Quarterly Typology Report First Quarter (Q1) 2014/2015
Aim: Present the first Quarterly Typology Report of 2014/15 produced by the FIU, focussing in particular on ML and TF through the abuse of trusts.
Outcome: At the end of this module the reader will understand how a trust structure can be used for ML and TF, and the typology indicators to watch for.

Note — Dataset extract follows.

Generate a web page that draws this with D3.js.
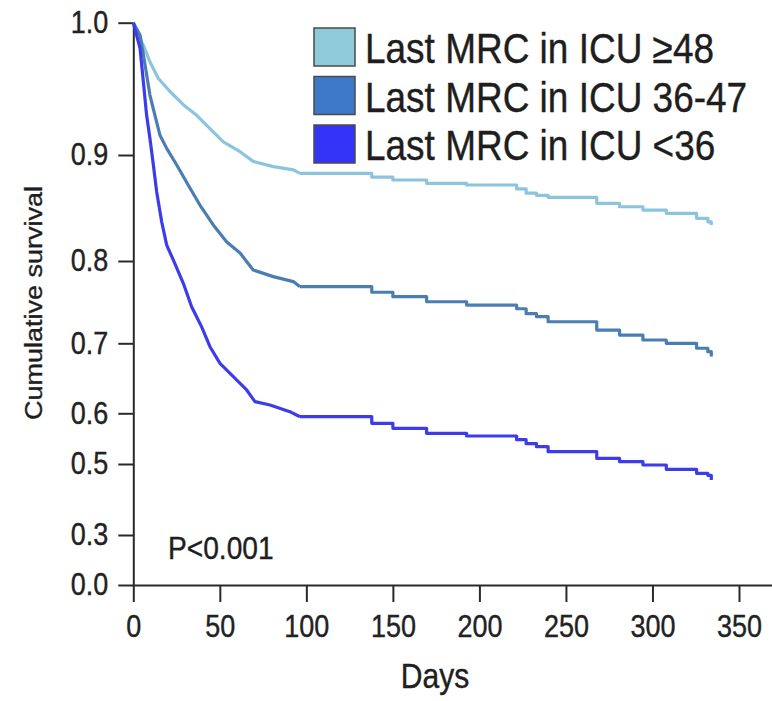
<!DOCTYPE html>
<html>
<head>
<meta charset="utf-8">
<script src="https://cdn.jsdelivr.net/npm/d3@7"></script>
<style>
  body { margin: 0; background: #fff; }
  svg { display: block; font-family: "Liberation Sans", Arial, sans-serif; }
  .axis path, .axis line { stroke: #2a2a2a; stroke-width: 2; }
  .axis text { fill: #222; font-size: 31px; stroke: #222; stroke-width: 0.4; }
  .label { fill: #1e1e1e; stroke: #1e1e1e; stroke-width: 0.4; }
</style>
</head>
<body>
<script>
// legend groups
const groups = ["Last MRC in ICU \u226548", "Last MRC in ICU 36-47", "Last MRC in ICU <36"]
const boxColors = ["#8ecad8", "#3e78c8", "#3434f8"]
const lineColors = ["#8cc4de", "#4a7eb2", "#3c3ceb"]

// axis ticks
const xTicks = [0, 50, 100, 150, 200, 250, 300, 350]
const yTicks = [0, 0.3, 0.5, 0.6, 0.7, 0.8, 0.9, 1.0]

// survival steps [day, cumulative survival]
const survHigh = [[0,1.0],[3,0.99],[5.8,0.983],[9.6,0.9705],[14.4,0.958],[21.2,0.948],[28.9,0.938],
  [36.6,0.930],[44.3,0.920],[52,0.910],[61.7,0.9025],[69.3,0.894],[80.9,0.889],[92.5,0.886],
  [96.3,0.8827],[137.8,0.8791],[150,0.8764],[169.5,0.8733],[192.6,0.8717],[221.5,0.868],[227,0.864],
  [233,0.862],[239.7,0.8601],[267.8,0.8544],[281,0.8512],[294.5,0.848],[308,0.845],[325.5,0.8403],
  [332,0.837],[334,0.834]]
const survMid = [[0,1.0],[3.9,0.9907],[6.8,0.968],[9.6,0.9453],[12.5,0.930],[15.4,0.915],[19.3,0.905],
  [25.1,0.8906],[32.8,0.8686],[38.5,0.8528],[46.2,0.834],[54,0.818],[61.7,0.8075],[69.3,0.789],
  [80.9,0.781],[92.5,0.775],[96.3,0.7688],[137.8,0.762],[150,0.7566],[169.5,0.7505],[192.6,0.7465],
  [221.5,0.742],[227,0.736],[233,0.7323],[239.7,0.7262],[267.8,0.7161],[281,0.71],[294.5,0.704],
  [308,0.700],[325.5,0.6929],[332,0.688],[334,0.681]]
const survLow = [[0,1.0],[3.9,0.9806],[5.8,0.9554],[7.7,0.930],[9.6,0.9126],[11.6,0.8906],[13.5,0.8654],
  [16.4,0.837],[19.3,0.815],[23.1,0.801],[28.9,0.7729],[33.7,0.7445],[39.5,0.72],[44.3,0.6951],
  [50.1,0.6714],[57.8,0.6523],[65.5,0.6333],[70.3,0.6166],[79,0.6119],[90.5,0.6023],[96.3,0.5933],
  [137.8,0.5803],[150,0.5704],[169.5,0.5606],[192.6,0.5552],[221.5,0.548],[227,0.54],[233,0.5341],
  [239.7,0.5243],[267.8,0.5112],[281,0.5045],[294.5,0.4972],[308,0.4851],[325.5,0.4738],
  [332,0.468],[334,0.455]]

const series = [survHigh, survMid, survLow]

// early drop is dense small steps, drawn as a jagged line; later part as clear steps
const splitDay = 96.3

const width = 772, height = 701

let x = d3.scaleLinear()
    .domain([0, 370])
    .range([133.3, 773.6])

// the original y axis is stretched near the top, so a piecewise scale on the tick values
let y = d3.scaleLinear()
    .domain(yTicks)
    .range([585, 535, 464, 413.3, 343.3, 261, 155, 22.7])

let svg = d3.select("body").append("svg")
    .attr("width", width)
    .attr("height", height)

// axes
let xAxis = svg.append("g")
    .attr("class", "axis")
    .attr("transform", `translate(0,${y(0)})`)
    .call(d3.axisBottom(x).tickValues(xTicks).tickSize(17).tickPadding(13.5).tickSizeOuter(0))
xAxis.selectAll("text")
    .attr("transform", "scale(0.87,1)")

let yAxis = svg.append("g")
    .attr("class", "axis")
    .attr("transform", `translate(${x(0)},0)`)
    .call(d3.axisLeft(y).tickValues(yTicks).tickFormat(d3.format(".1f")).tickSize(15).tickSizeOuter(0))
yAxis.selectAll("text")
    .attr("x", 0)
    .attr("transform", "translate(-25,0) scale(0.87,1)")

// survival curves
let earlyLine = d3.line()
    .x(d => x(d[0]))
    .y(d => y(d[1]))
    .curve(d3.curveLinear)

let lateLine = d3.line()
    .x(d => x(d[0]))
    .y(d => y(d[1]))
    .curve(d3.curveStepAfter)

let curves = svg.selectAll(".curve")
  .data(series)
  .join("g")
    .attr("class", "curve")
    .attr("fill", "none")
    .attr("stroke", (d,i) => lineColors[i])
    .attr("stroke-width", 3.2)
    .attr("stroke-linejoin", "round")

curves.append("path")
    .attr("d", d => earlyLine(d.filter(p => p[0] <= splitDay)))

curves.append("path")
    .attr("d", d => lateLine(d.filter(p => p[0] >= splitDay)))

// legend
let legend = svg.selectAll(".legend")
  .data(groups)
  .join("g")
    .attr("class", "legend")
    .attr("transform", (d,i) => `translate(314,${28 + i*48.5})`)

legend.append("rect")
    .attr("width", 41)
    .attr("height", 38)
    .attr("fill", (d,i) => boxColors[i])
    .attr("stroke", "#4a4a4a")
    .attr("stroke-width", 1.5)

legend.append("text")
    .attr("class", "label")
    .attr("transform", "translate(51,35) scale(0.86,1)")
    .style("font-size", "43px")
    .text(d => d)

// other labels
svg.append("text")
    .attr("class", "label")
    .attr("transform", "translate(168,559) scale(0.88,1)")
    .style("font-size", "32px")
    .text("P<0.001")

svg.append("text")
    .attr("class", "label")
    .attr("transform", "translate(435,688) scale(0.86,1)")
    .attr("text-anchor", "middle")
    .style("font-size", "35px")
    .text("Days")

svg.append("text")
    .attr("class", "label")
    .attr("transform", "translate(42,303) rotate(-90) scale(1,0.86)")
    .attr("text-anchor", "middle")
    .style("font-size", "27px")
    .text("Cumulative survival")
</script>
</body>
</html>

Abstract: New Zealand is known to have a very high ratio of trusts per capita, reflecting a national predilection for arranging financial affairs using trusts. Trusts can be used to facilitate laundering transactions at all stages of laundering. Trusts are used to obscure beneficial ownership and hinder law enforcement agencies’ and financial institutions’ efforts to detect and track transactions involving criminal proceeds. New Zealand’s foreign trusts are also attractive for money launderers and financiers of terrorism because their use tends to make a transaction appear benign by trading on New Zealand’s reputation. New Zealand and overseas case studies are described to illustrate the use of trusts in money laundering.
[Note: Reference is made in the typology report about the plan to include accountants, and lawyers in the second tranche of the AML/CFT Act reform. The AML/CFT Act 2009 was amended on 10 August 2017 to bring lawyers, and conveyancers into the existing AML/CFT regime from 1 July 2018, accountants from 1 October 2018, real estate agents from 1 January 2019, and high-value goods dealers and the New Zealand racing Board from 1 August 2019.]